Using Docking and (if applicable) Boltz or BoltzGen Co-Folding, users:
  • Evaluate binding poses and interaction patterns
  • Confirm engagement of known functional residues
  • Compare multiple leads for consistency of on-target binding
This step establishes a mechanistic anchor for downstream interpretation, giving a validated on-target binding hypotheses, and key interaction residues and motifs.
  1. Survey Potential Off-Target Binding
Next, assess whether leads may engage additional proteins that could drive indirect effects. Using Virtual Screening and Docking against a curated off-target panel, users can:
  • Identify secondary binding candidates
  • Flag proteins involved in signaling, metabolism, or stress responses
  • Distinguish selective compounds from promiscuous binders
This step generates candidate off-target hypotheses, not conclusions, in the form of a ranked list of plausible off-target interactions per lead.
  1. Analyze Cellular Response with scRNA-seq
Now connect molecular interactions to biological outcomes. Using scRNA-seq Analysis, users can:
  • Perform differential gene expression (DEG) analysis between treated and control cells
  • Identify transcriptional programs altered by compound exposure
  • Resolve heterogeneity across cell populations
This step answers:
  • What changes when the compound is applied?
  • Which cell states are most affected?
This results in differential expression profiles across cell types and conditions.
  1. Map Effects to Pathways and Gene Regulatory Networks
Translate gene-level changes into mechanistic understanding. Using Automated Target ID and Gene Regulatory Network Analysis, users can:
  • Identify upstream regulators driving observed transcriptional changes
  • Map altered genes to known signaling pathways
  • Predict cascade effects downstream of target engagement
This helps distinguish:
  • Direct on-target pathway modulation
  • Indirect off-target or compensatory responses
This step gives a pathway-level interpretation of compound effects with ranked regulators and network hubs.
  1. Model Temporal and Dose-Dependent Effects (Optional)
If time-series data is available, deepen the analysis. Using Temporal Omics Analysis, users can:
  • Model how gene expression evolves after compound exposure
  • Identify early vs late response programs
  • Separate primary effects from downstream adaptation
This step is especially valuable for:
  • Chronic dosing scenarios
  • Pathway rewiring and resistance studies
This produces dynamic models of pathway engagement over time.
  1. Integrate and Interpret with Revilico Agent
Finally, synthesize results across molecular and cellular layers. Using Revilico Agent, users can:
  • Ask mechanistic “why” questions across datasets
  • Compare on-target binding hypotheses with observed pathway changes
  • Generate testable biological hypotheses for follow-up experiments
This gives cohesive mechanistic narratives linking chemistry to biology.

Results

  • Clear differentiation between on-target and off-target effects
  • Mechanistic insight into pathway-level engagement
  • Reduced ambiguity in phenotypic interpretation
  • Stronger confidence in lead progression or redesign decisions

Now What? I understand how my leads engage biology, but what’s next?

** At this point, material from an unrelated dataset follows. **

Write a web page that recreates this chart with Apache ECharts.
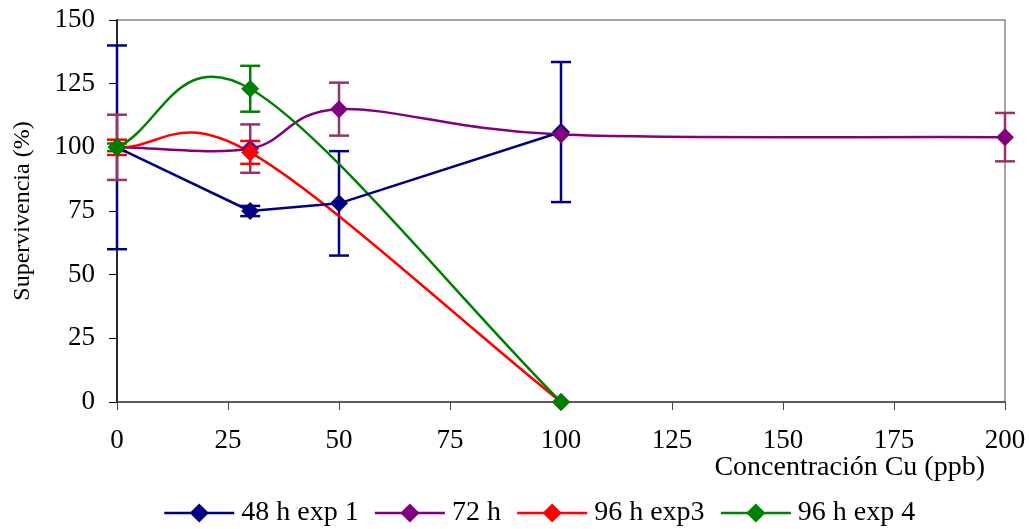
<!DOCTYPE html>
<html>
<head>
<meta charset="utf-8">
<script src="https://cdn.jsdelivr.net/npm/echarts@6/dist/echarts.min.js"></script>
<style>
  html, body { margin: 0; padding: 0; background: #fff; }
  #chart { width: 1029px; height: 529px; }
</style>
</head>
<body>
<div id="chart"></div>
<script>
// concentraciones (ppb) y supervivencia (%)
var conc48 = [0, 30, 50, 100]
var surv48 = [100, 75, 78, 106]
var err48 = [40, 2, 20.5, 27.5]

var conc72 = [0, 30, 50, 100, 200]
var surv72 = [100, 99.5, 115, 105, 104]
var err72 = [12.8, 9.5, 10.4, 0, 9.5]

var conc96a = [0, 30, 100]
var surv96a = [100, 98, 0]
var err96a = [3, 4.5, 0]

var conc96b = [0, 30, 100]
var surv96b = [100, 123, 0]
var err96b = [1.5, 9, 0]

var names = ['48 h exp 1', '72 h', '96 h exp3', '96 h exp 4']
var colors = ['#000080', '#800080', '#ff0000', '#008000']
var errColors = ['#000080', '#993366', '#ff0000', '#008000']

var FONT = '"Liberation Serif", "Times New Roman", serif'

function pairs(xs, ys) {
  return xs.map(function (x, i) { return [x, ys[i]] })
}
function errData(xs, ys, es) {
  var out = []
  for (var i = 0; i < xs.length; i++) {
    if (es[i] > 0) out.push([xs[i], ys[i] - es[i], ys[i] + es[i]])
  }
  return out
}

// barras de error
function errSeries(data, color) {
  return {
    type: 'custom',
    silent: true,
    z: 1,
    encode: { x: 0, y: [1, 2] },
    renderItem: function (params, api) {
      var x = api.value(0)
      var lo = api.coord([x, api.value(1)])
      var hi = api.coord([x, api.value(2)])
      var w = 10
      var st = { stroke: color, lineWidth: 2.5 }
      return {
        type: 'group',
        children: [
          { type: 'line', shape: { x1: lo[0], y1: lo[1], x2: hi[0], y2: hi[1] }, style: st },
          { type: 'line', shape: { x1: lo[0] - w, y1: lo[1], x2: lo[0] + w, y2: lo[1] }, style: st },
          { type: 'line', shape: { x1: hi[0] - w, y1: hi[1], x2: hi[0] + w, y2: hi[1] }, style: st }
        ]
      }
    },
    data: data
  }
}

// curva suavizada tipo Excel (bezier por tramo)
function curveSeries(data, color) {
  return {
    type: 'custom',
    silent: true,
    z: 2,
    clip: false,
    encode: { x: 0, y: 1 },
    renderItem: function (params, api) {
      var i = params.dataIndex
      var n = data.length
      if (i >= n - 1) return null
      var p = data.map(function (d) { return api.coord(d) })
      var p1 = p[i], p2 = p[i + 1]
      var t1, t2
      if (i > 0) t1 = [(p2[0] - p[i - 1][0]) / 6, (p2[1] - p[i - 1][1]) / 6]
      else t1 = [(p2[0] - p1[0]) / 3, (p2[1] - p1[1]) / 3]
      if (i + 2 < n) t2 = [(p[i + 2][0] - p1[0]) / 6, (p[i + 2][1] - p1[1]) / 6]
      else t2 = [(p2[0] - p1[0]) / 3, (p2[1] - p1[1]) / 3]
      return {
        type: 'bezierCurve',
        shape: {
          x1: p1[0], y1: p1[1], x2: p2[0], y2: p2[1],
          cpx1: p1[0] + t1[0], cpy1: p1[1] + t1[1],
          cpx2: p2[0] - t2[0], cpy2: p2[1] - t2[1]
        },
        style: { stroke: color, lineWidth: 2.5, fill: 'none' }
      }
    },
    data: data
  }
}

function lineSeries(name, data, color, showLine) {
  return {
    name: name,
    type: 'line',
    data: data,
    symbol: 'diamond',
    symbolSize: 18,
    z: 3,
    itemStyle: { color: color },
    lineStyle: { color: color, width: 2.5, opacity: showLine ? 1 : 0 }
  }
}

var chart = echarts.init(document.getElementById('chart'))

var option = {
  animation: false,
  backgroundColor: '#fff',
  grid: {
    left: 117, right: 24, top: 20, bottom: 127,
    show: true, borderColor: '#888', borderWidth: 1.5
  },
  legend: {
    top: 499,
    left: 163,
    padding: 0,
    itemWidth: 70,
    itemHeight: 24,
    itemGap: 15,
    textStyle: { fontFamily: FONT, fontSize: 28, color: '#000', padding: [0, 0, 0, 2] },
    data: names.map(function (nm, i) {
      return { name: nm, lineStyle: { color: colors[i], width: 2.5, opacity: 1 } }
    })
  },
  xAxis: {
    type: 'value',
    min: 0, max: 200, interval: 25,
    name: 'Concentración Cu (ppb)',
    nameLocation: 'end',
    nameGap: 0,
    nameTextStyle: {
      fontFamily: FONT, fontSize: 28, color: '#000',
      align: 'right', verticalAlign: 'top', padding: [52, 20, 0, 0]
    },
    axisLine: { onZero: false, lineStyle: { color: '#444', width: 1.5 } },
    axisTick: { show: true, length: 8, lineStyle: { color: '#444' } },
    axisLabel: {
      margin: 25, fontFamily: FONT, fontSize: 27, color: '#000',
      showMaxLabel: true, showMinLabel: true
    },
    splitLine: { show: false }
  },
  yAxis: {
    type: 'value',
    min: 0, max: 150, interval: 25,
    name: 'Supervivencia (%)',
    nameLocation: 'middle',
    nameGap: 82,
    nameRotate: 90,
    nameTextStyle: { fontFamily: FONT, fontSize: 24, color: '#000' },
    axisLine: { show: true, lineStyle: { color: '#000', width: 1.5 } },
    axisTick: { show: true, length: 8, lineStyle: { color: '#000' } },
    axisLabel: { margin: 22, fontFamily: FONT, fontSize: 27, color: '#000' },
    splitLine: { show: false }
  },
  series: [
    errSeries(errData(conc48, surv48, err48), errColors[0]),
    errSeries(errData(conc72, surv72, err72), errColors[1]),
    errSeries(errData(conc96a, surv96a, err96a), errColors[2]),
    errSeries(errData(conc96b, surv96b, err96b), errColors[3]),
    curveSeries(pairs(conc72, surv72), colors[1]),
    curveSeries(pairs(conc96a, surv96a), colors[2]),
    curveSeries(pairs(conc96b, surv96b), colors[3]),
    lineSeries(names[0], pairs(conc48, surv48), colors[0], true),
    lineSeries(names[1], pairs(conc72, surv72), colors[1], false),
    lineSeries(names[2], pairs(conc96a, surv96a), colors[2], false),
    lineSeries(names[3], pairs(conc96b, surv96b), colors[3], false)
  ]
}

chart.setOption(option)
</script>
</body>
</html>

Common next steps include:
  • Refining chemistry to amplify desired pathways and suppress undesired ones
  • Designing focused validation experiments
  • Prioritizing leads with clean, interpretable mechanisms
  • Integrating findings into toxicity or efficacy optimization workflows

Why Revilico?

Revilico uniquely connects:
  • Molecular binding engines for direct interaction analysis
  • Single-cell transcriptomics for biological response resolution
  • Network and temporal modeling for pathway-level insight
  • AI-assisted reasoning to unify complex datasets
This enables teams to move beyond single-target thinking and design molecules with predictable, system-aware biological behavior.